For a year I’d lived a clean, disciplined life with Cus in Catskill. Now I was sliding backward, finding out how easy it was to do that. In a way I was even more dangerous than I’d been before the year in Catskill because of the fighting skills I’d developed and honed there. I was like a walking stick of dynamite. Someone looked at me wrong, or said the wrong thing, wham, I’d go off on them.
I was running with most of the same guys from down the hill that had been around before. Despite what had happened with Billy Sullivan when we’d gotten arrested, and the fact that he had signed that statement for the cops, I wound up letting him talk his way back into my good graces. Another guy, maybe I wouldn’t have, but Billy had that charm; he got me to forgive him.

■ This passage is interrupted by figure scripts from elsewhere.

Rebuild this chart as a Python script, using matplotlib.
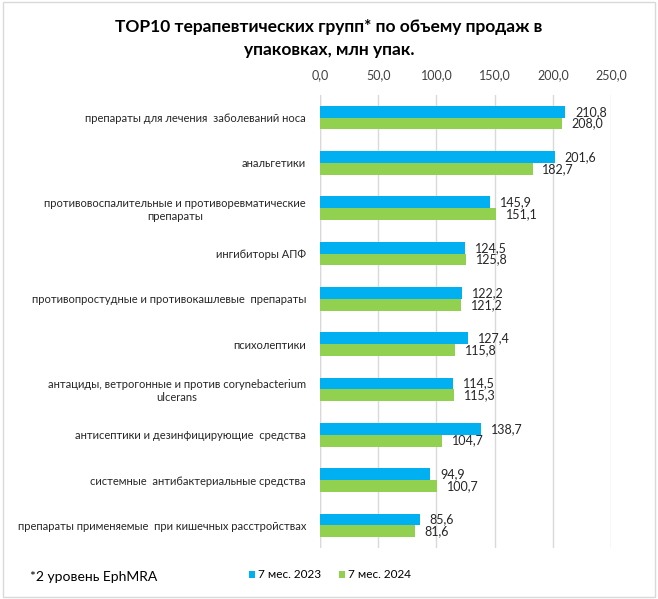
import matplotlib
matplotlib.use("Agg")
import matplotlib.pyplot as plt
import numpy as np
from matplotlib.patches import Rectangle

plt.rcParams['font.family'] = ['Lato', 'DejaVu Sans']

categories = [
    "препараты для лечения  заболеваний носа",
    "анальгетики",
    "противовоспалительные и противоревматические\nпрепараты",
    "ингибиторы АПФ",
    "противопростудные и противокашлевые  препараты",
    "психолептики",
    "антациды, ветрогонные и против corynebacterium\nulcerans",
    "антисептики и дезинфицирующие  средства",
    "системные  антибактериальные средства",
    "препараты применяемые  при кишечных расстройствах",
]
values_2023 = [210.8, 201.6, 145.9, 124.5, 122.2, 127.4, 114.5, 138.7, 94.9, 85.6]
values_2024 = [208.0, 182.7, 151.1, 125.8, 121.2, 115.8, 115.3, 104.7, 100.7, 81.6]
series_names = ["7 мес. 2023", "7 мес. 2024"]
x_ticks = [0, 50, 100, 150, 200, 250]

c23 = "#00B0F0"
c24 = "#92D050"

fig = plt.figure(figsize=(6.58, 5.99), dpi=100)
fig.patches.append(Rectangle((0.004, 0.004), 0.992, 0.992, transform=fig.transFigure,
                             fill=False, edgecolor="#D9D9D9", linewidth=1))

ax = fig.add_axes([320/658, 1-548/599, 291/658, 453/599])
y = np.arange(len(categories))
h = 0.26
ax.barh(y - h/2, values_2023, height=h, color=c23, label=series_names[0], zorder=3)
ax.barh(y + h/2, values_2024, height=h, color=c24, label=series_names[1], zorder=3)

for yi, v in zip(y, values_2023):
    ax.annotate(f"{v:.1f}".replace(".", ","), (v, yi - h/2), xytext=(7, 0),
                textcoords="offset points", va="center", ha="left", fontsize=9, color="#262626")
for yi, v in zip(y, values_2024):
    ax.annotate(f"{v:.1f}".replace(".", ","), (v, yi + h/2), xytext=(7, 0),
                textcoords="offset points", va="center", ha="left", fontsize=9, color="#262626")

ax.set_xlim(0, 250)
ax.set_ylim(len(categories) - 0.5, -0.5)
ax.set_xticks(x_ticks)
ax.set_xticklabels([f"{t:.1f}".replace(".", ",") for t in x_ticks], fontsize=9, color="#404040")
ax.xaxis.tick_top()
ax.tick_params(axis='x', length=0, pad=10)
ax.set_yticks(y)
ax.set_yticklabels(categories, fontsize=8, color="#262626", multialignment="center")
ax.tick_params(axis='y', length=0, pad=10)
ax.grid(axis='x', color="#D9D9D9", linewidth=1, zorder=0)
for s in ax.spines.values():
    s.set_visible(False)
ax.axvline(0, color="#D9D9D9", linewidth=1, zorder=1)

fig.text(0.5, 1-27/599, "TOP10 терапевтических групп* по объему продаж в", ha="center", va="center",
         fontsize=12.5, fontweight="bold", color="#000000")
fig.text(0.5, 1-50/599, "упаковках, млн упак.", ha="center", va="center",
         fontsize=12.5, fontweight="bold", color="#000000")

fig.text(30/658, 1-577/599, "*2 уровень EphMRA", ha="left", va="center", fontsize=10, color="#000000")

handles, labels = ax.get_legend_handles_labels()
fig.legend(handles, labels, loc="center", bbox_to_anchor=(330/658, 1-575/599), ncol=2,
           frameon=False, fontsize=8.5, handlelength=0.5, handleheight=0.5, handletextpad=0.3,
           columnspacing=1.5)

fig.savefig("out.png", dpi=100)
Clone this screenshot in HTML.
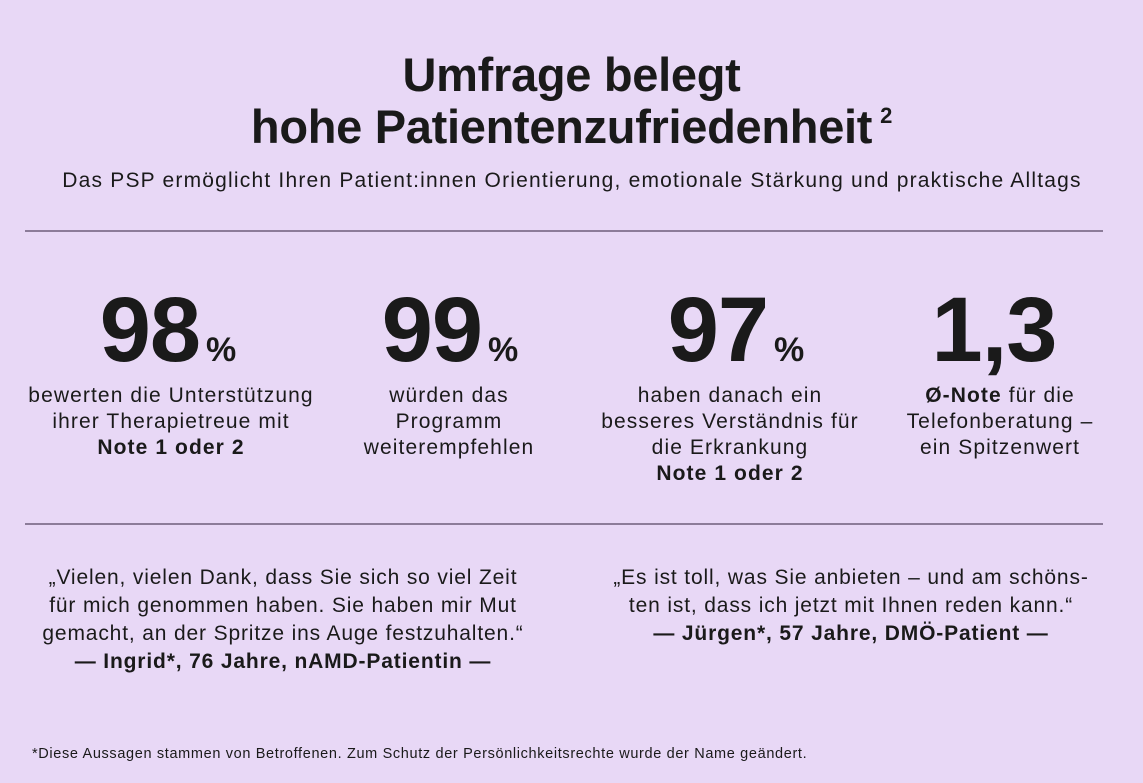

ONE NIGHT, IN THE SUMMER OF 1977, THE TWO OF US WERE driving around Stapleton in my old red Chevy, drinking Heinekens. Suddenly, this Cadillac with tinted windows cut us off at a light. Billy hit the brakes, and his beer tipped over, sloshing on his pant leg.
“Son of a bitch!”
He gu
nned the Chevy hard, pulling even with the Caddy.
“Hey, jerkoff!”
He swerved in front of them and hit the brakes. They screeched and slammed to a halt. The driver of the Caddy opened his door and got out. He was a tall black kid, with a cigarette in his mouth. He took the cigarette and flicked it toward us. I was out the door of the Chevy like a shot. Before I got more than a few steps, the other doors of the Caddy swung open and four more guys appeared. Big guys.
I kept right on going, no hesitation, and dropped one of them with a straight right hand, and hit another one with a left hook. I was doing pretty good, but then the third guy hit me from the side with a blackjack. It stunned me. Before he could hit me again, I grabbed his hair and got him in a choke hold. Meanwhile, Billy was on the roof of the Chevy, brandishing a broken Heineken bottle to keep them away from him.
I threw the guy with the blackjack to the ground, and then saw the driver coming at me, saw the flash of a knife in his hand. It was this kind of knife called an 007, a flick blade. I remember thinking, That’s a double-oh-seven.
I knew that he’d have to come with a downward motion so I tried to close the distance, get inside before he could extend his arm. But I was too late. He stepped back and spun, like a matador, slashing the side of my face. The blade was so sharp, I barely felt it. I put my hand up and my fingers just went into my cheek; there was this thick, meaty flap of skin that moved, a warm, wet, syrupy goo oozing from the gash. I staggered and fell to the ground.
The next thing I knew, Billy was dragging me across the street. We were on Broad Street, right by the projects. There was this little bodega across the way. Billy took me in and laid me on the floor. I was losing a lot of blood; it was all over the place, streaming through my fingers and onto the linoleum floor. The old couple who ran the bodega were afraid. You could see it in their eyes. Billy was shouting at them to call an ambulance. The old woman found a towel and held it to my face. Almost instantly, it soaked through with blood. She got more towels. The same thing happened.